There is this moment in the Ferrari Luce video (around 1:12) where someone turns a temperature knob and we see a small red bar appear on the right over the scale, indicating how far we’ve moved from where we started.

That bar got stuck in my head. Like, unreasonably stuck. Why a bar? Why not just show the number and move on? Why would someone go that extra mile?

The more I thought about it, that delta made sense because most of the time, temperature isn’t about destination. It’s more of a negotiation.

For most sliders, we don’t care where we started. But temperature? We’re tuning a feeling. We’re trying to land on something that feels right. That’s why showing the distance from “before” to “current” felt meaningful for me.

I loved the fact that someone cared this much about temperature control and went that extra mile to put that delta bar (that’s what the LLMs named it) there.

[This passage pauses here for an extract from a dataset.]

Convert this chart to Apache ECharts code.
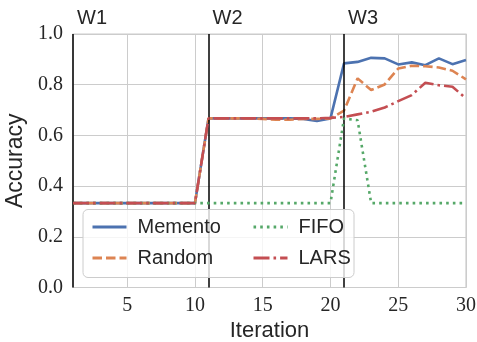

As someone who loves designing things… I wanted to bring that same care to a touchscreen. So I tried rebuilding it.

I kept a few things. Changed a few things and also added a few things.

Normally, this is where I’d close Xcode and move on with my life. But this time, I thought… why not drag everyone into this with me 😊

The Gradient Bar

In the Luce, the indicator bar is flat. Red for hot. Blue for cold. I wanted it to say more.

So I made it a gradient.

Here, the color shifts from the temperature we started at… to the temperature we’re heading toward. A flat bar just shows distance. But I believe the gradient can say more… the thermal band we’re crossing… “moving from cool into warm” instead of “moved some amount”.

The Knob Arcs

The knob uses two arcs. Red anchored at the top. Blue at the bottom. As we drag, one grows and the other shrinks. At the extremes, the dominant arc becomes a full circle.

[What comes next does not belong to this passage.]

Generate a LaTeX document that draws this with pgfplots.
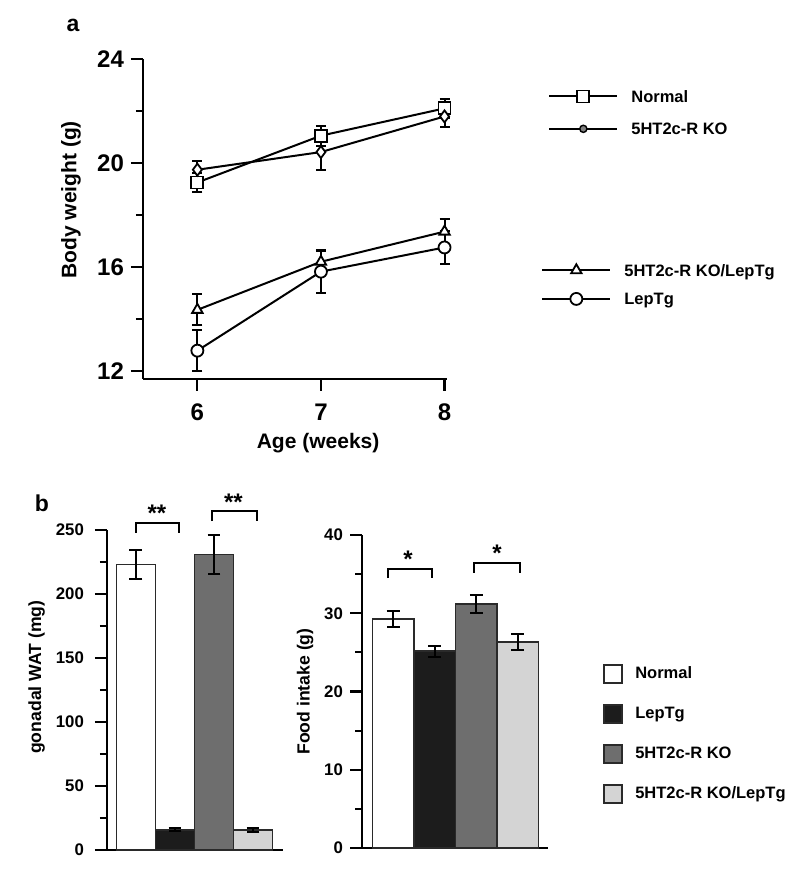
\documentclass[border=0pt]{standalone}
\usepackage{pgfplots}
\pgfplotsset{compat=1.18}
\usepackage{fontspec}
\setmainfont{Liberation Sans}
\definecolor{kogray}{HTML}{6E6E6E}
\definecolor{ltgray}{HTML}{D4D4D4}
\definecolor{dkfill}{HTML}{1C1C1C}
\definecolor{edge}{HTML}{2A2A2A}

\pgfplotsset{
  panel/.style={
    scale only axis,
    anchor=south west,
    axis lines*=left,
    axis line style={line width=1.3pt, black},
    tick align=outside,
    major tick length=6pt,
    minor tick length=3.5pt,
    tick style={line width=1.1pt, black},
    /pgf/number format/assume math mode=true,
    clip=false,
  },
  lineleg/.style={
    legend style={draw=none, fill=none, inner sep=0pt, row sep=8.3pt,
      font=\fontsize{8.25}{9}\selectfont\bfseries,
      nodes={inner sep=1pt, text depth=0pt}},
    legend cell align=left,
    legend image code/.code={
      \draw[##1, mark repeat=2, mark phase=2] plot coordinates {(0pt,0pt) (17pt,0pt) (34pt,0pt)};
      \path[draw=none, fill=none] (40pt,0pt) circle (0pt);
    },
  },
  ser/.style={black, line width=1pt, mark size=3pt,
    mark options={fill=white, solid, line width=0.9pt}},
  erra/.style={error bars/y dir=both, error bars/y explicit,
    error bars/error bar style={line width=1pt, black},
    error bars/error mark options={rotate=90, mark size=2.5pt, line width=1pt, black}},
  errb/.style={error bars/y dir=both, error bars/y explicit,
    error bars/error bar style={line width=1pt, black},
    error bars/error mark options={rotate=90, mark size=3.2pt, line width=1pt, black}},
  barp/.style={ybar, bar width=1, bar shift=0pt, draw=edge, line width=0.8pt},
}

\begin{document}
\begin{tikzpicture}
\path[use as bounding box] (0,0) rectangle (400pt,436.5pt);

% ---------------- panel a ----------------
\node[font=\fontsize{11.5}{13}\selectfont\bfseries] at (36.5pt,424pt) {a};

\begin{axis}[panel, lineleg,
  at={(71.5pt,247pt)}, width=152pt, height=160pt,
  xmin=5.56, xmax=8.02, ymin=11.69, ymax=24,
  xtick={6,7,8}, ytick={12,16,20,24}, minor ytick={14,18,22},
  tick label style={font=\fontsize{12}{14}\selectfont\bfseries},
  xticklabel style={yshift=-3pt},
  xlabel={Age (weeks)}, ylabel={Body weight (g)},
  label style={font=\fontsize{10.5}{12}\selectfont\bfseries},
  xlabel style={at={(axis description cs:0.576,-0.2)}, anchor=center},
  ylabel style={at={(axis description cs:-0.237,0.56)}, anchor=center},
  legend style={at={(axis description cs:1.332,0.909)}, anchor=north west},
]
% Normal
\addplot[ser, mark=square*, forget plot, erra] table[x=x, y=y, y error=e] {
x y e
6 19.25 0.38
7 21.05 0.38
8 22.10 0.37
};
% 5HT2c-R KO
\addplot[ser, mark=diamond*, forget plot, erra] table[x=x, y=y, y error=e] {
x y e
6 19.74 0.35
7 20.42 0.70
8 21.79 0.42
};
% 5HT2c-R KO/LepTg
\addplot[ser, mark=triangle*, forget plot, erra] table[x=x, y=y, y error=e] {
x y e
6 14.35 0.60
7 16.20 0.42
8 17.36 0.49
};
% LepTg
\addplot[ser, mark=*, forget plot, erra] table[x=x, y=y, y error=e] {
x y e
6 12.78 0.78
7 15.82 0.83
8 16.75 0.64
};
\addlegendimage{ser, mark=square*}
\addlegendentry{Normal}
\addlegendimage{ser, mark=*, mark size=1.8pt, mark options={fill=gray, solid, line width=0.7pt}}
\addlegendentry{5HT2c-R KO}
\end{axis}

\begin{axis}[panel, lineleg, hide axis,
  at={(71.5pt,247pt)}, width=152pt, height=160pt,
  xmin=5.56, xmax=8.02, ymin=11.69, ymax=24,
  legend style={at={(axis description cs:1.309,0.366)}, anchor=north west, row sep=6.5pt},
]
\addplot[draw=none, forget plot] coordinates {(6,12)};
\addlegendimage{ser, mark=triangle*}
\addlegendentry{5HT2c-R KO/LepTg}
\addlegendimage{ser, mark=*}
\addlegendentry{LepTg}
\end{axis}

% ---------------- panel b ----------------
\node[font=\fontsize{11.5}{13}\selectfont\bfseries] at (21pt,185pt) {b};

\begin{axis}[panel,
  at={(53.5pt,11.5pt)}, width=88pt, height=160pt,
  xmin=-0.74, xmax=3.77, ymin=0, ymax=250,
  xtick=\empty, ytick={0,50,...,250}, minor ytick={25,75,...,225},
  tick label style={font=\fontsize{8.4}{10}\selectfont\bfseries},
  yticklabel style={xshift=-2pt},
  ylabel={gonadal WAT (mg)},
  label style={font=\fontsize{8.8}{10}\selectfont\bfseries},
  ylabel style={at={(axis description cs:-0.40,0.54)}, anchor=center},
]
\addplot[barp, fill=white, errb] table[x=x, y=y, y error=e] {
x y e
0 223 11
};
\addplot[barp, fill=dkfill, errb] table[x=x, y=y, y error=e] {
x y e
1 15.7 1.2
};
\addplot[barp, fill=kogray, errb] table[x=x, y=y, y error=e] {
x y e
2 231 15
};
\addplot[barp, fill=ltgray, errb] table[x=x, y=y, y error=e] {
x y e
3 15.4 1.5
};
\draw[line width=1pt] (axis cs:0,248) -- (axis cs:0,255.7) -- (axis cs:1.1,255.7) -- (axis cs:1.1,248);
\draw[line width=1pt] (axis cs:1.95,257) -- (axis cs:1.95,265) -- (axis cs:3.1,265) -- (axis cs:3.1,257);
\node[font=\fontsize{12}{13}\selectfont\bfseries, yshift=-2pt] at (axis cs:0.54,266) {**};
\node[font=\fontsize{12}{13}\selectfont\bfseries, yshift=-2pt] at (axis cs:2.5,275) {**};
\end{axis}

\begin{axis}[panel,
  at={(181pt,12.5pt)}, width=93pt, height=156.5pt,
  xmin=-0.75, xmax=3.73, ymin=0, ymax=40,
  xtick=\empty, ytick={0,10,...,40}, minor ytick={5,15,...,35},
  tick label style={font=\fontsize{8.4}{10}\selectfont\bfseries},
  ylabel={Food intake (g)},
  label style={font=\fontsize{8.8}{10}\selectfont\bfseries},
  ylabel style={at={(axis description cs:-0.306,0.50)}, anchor=center},
  legend style={draw=none, fill=none, inner sep=0pt, row sep=10.2pt,
    at={(axis description cs:1.296,0.588)}, anchor=north west,
    font=\fontsize{8.25}{9}\selectfont\bfseries,
    nodes={inner sep=1pt}},
  legend cell align=left,
  legend image code/.code={\draw[#1] (0pt,-4.5pt) rectangle (9pt,4.5pt); \path[draw=none, fill=none] (14.5pt,0pt) circle (0pt);},
]
\addplot[barp, fill=white, forget plot, errb] table[x=x, y=y, y error=e] {
x y e
0 29.28 1.0
};
\addplot[barp, fill=dkfill, forget plot, errb] table[x=x, y=y, y error=e] {
x y e
1 25.15 0.7
};
\addplot[barp, fill=kogray, forget plot, errb] table[x=x, y=y, y error=e] {
x y e
2 31.19 1.1
};
\addplot[barp, fill=ltgray, forget plot, errb] table[x=x, y=y, y error=e] {
x y e
3 26.34 1.05
};
\draw[line width=1pt] (axis cs:-0.12,34.5) -- (axis cs:-0.12,35.66) -- (axis cs:0.94,35.66) -- (axis cs:0.94,34.5);
\draw[line width=1pt] (axis cs:1.95,35.2) -- (axis cs:1.95,36.4) -- (axis cs:3.06,36.4) -- (axis cs:3.06,35.2);
\node[font=\fontsize{12}{13}\selectfont\bfseries, yshift=-2pt] at (axis cs:0.36,37.4) {*};
\node[font=\fontsize{12}{13}\selectfont\bfseries, yshift=-2pt] at (axis cs:2.5,38.2) {*};
\addlegendimage{fill=white, draw=edge, line width=0.8pt}
\addlegendentry{Normal}
\addlegendimage{fill=dkfill, draw=edge, line width=0.8pt}
\addlegendentry{LepTg}
\addlegendimage{fill=kogray, draw=edge, line width=0.8pt}
\addlegendentry{5HT2c-R KO}
\addlegendimage{fill=ltgray, draw=edge, line width=0.8pt}
\addlegendentry{5HT2c-R KO/LepTg}
\end{axis}
\end{tikzpicture}
\end{document}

We don’t need to read the number to know our zone. The color tells us at a glance. The number gives us precision. The arc gives us a feeling. The numbers are there just to confirm what the colors already told us.

The Lifted Knob

In the Luce, the temperature readout lives on a display and the physical knob sits beneath it. Input and output are naturally separated.

On a touch screen, the knob is both. Our finger hides exactly what it’s trying to change.

So during a drag, the knob lifts. It rises above our finger.

A thin line appears below our touch, anchoring where our finger is. For a brief moment, it splits into two. One for our hand. One for our eyes. Our finger knows where it is. Our eyes know what it’s doing. When we let go, they become one again.

The Scale

In the Luce, the scale sits on the right and stays fixed. That works because the physical knob is below the display. Our hand is nowhere near the readout.

On a touch screen, it’s different. Our hand is the input. And depending on which hand we use, one side is always blocked. So I made the scale configurable. It can sit on either side, depending on which hand is dragging.

I also made the thermometer indicator below change based on the temperature zone. I’m not sure it’s even needed. The knob already tells us where we are. In traditional cars, that indicator is just painted. It never changes. Nobody ever complained. It worked fine for decades.

But these are the kinda things I like to explore. If not… What’s the point of going digital if we’re not going to overthink every pixel.

There’s more I could go into, but I’ll stop here.

It’s a car I’ll never own. An interface I’ll never get to touch. This is the only way I can get close to experiencing it, by interpreting the maker’s care.

Will any of this ship? Maybe. Maybe not. But somewhere between the gradient bar and the lifted knob, this Valentine’s weekend was well spent. Designing a slider for feeling.